The friendly staff at Hydro-Scape is glad to help you figure this out, too. They’ll also help you determine the size of main line you need (the line that runs between the faucet and the line and emitters. A general idea for supply lines less than 100 feet long is:

  • 1/2” line for flow rates up to 2 g.p.m.
  • 3/4” line for flow rates up to 4 g.p.m.
  • 1” line for flow rates up to 8 g.p.m.

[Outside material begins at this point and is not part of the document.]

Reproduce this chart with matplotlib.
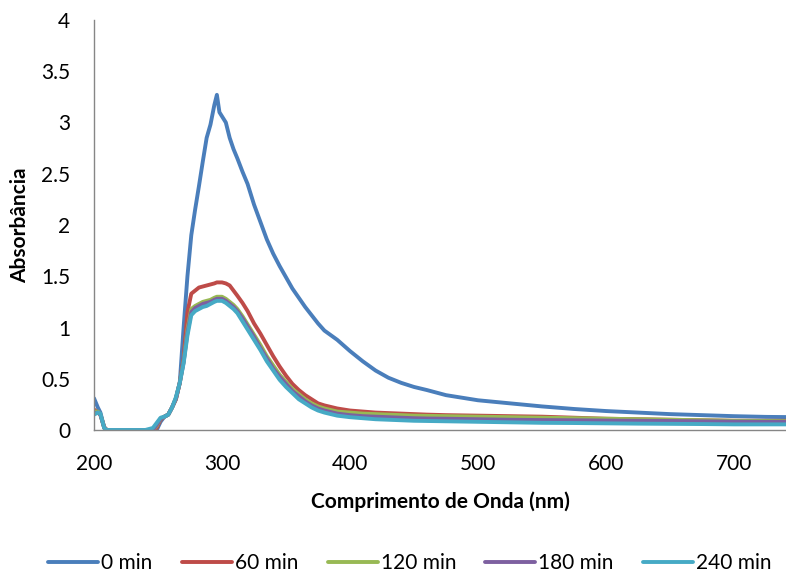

Certain municipalities have valve requirements. You may need a filtration system depending on your water source. We’re happy to help you with these issues! Just ask one of the Hydro-Scape staff.

Installing Emitter Lines

There are some basic things to remember when installing your emitter lines:

  1. In forty-inch beds with one, two or three planted rows, place the lines twelve inches apart. Start at the centerline of the bed and put one line on either side of the centerline, six inches from it.
  2. Keep the lines straight. It’s the only way to know where they are when buried and will keep you from damaging them when planting.
  3. Simply press the lines into the soil by hand, approximately one inch deep. The soil should be loose and easy to crumble. After burying them, press down the soil and hold in place with staples.
  4. If you’re keeping them on the surface, mound soil over them at certain points or use landscape staples to keep them straight.
  5. Keeping the lines on the surface gives you the benefit of using the lines as planting guides. So you get straight rows of plants to space your transplanted seedlings. Pack the soil down before placing the lines.
  6. Flush the emitter lines before capping them off to get rid of loose soil or other debris from installation. You should flush the main and header lines before attaching the emitters.

Enjoy gardening and saving water when you’re using a drip system. It waters only what is needed, with no waste.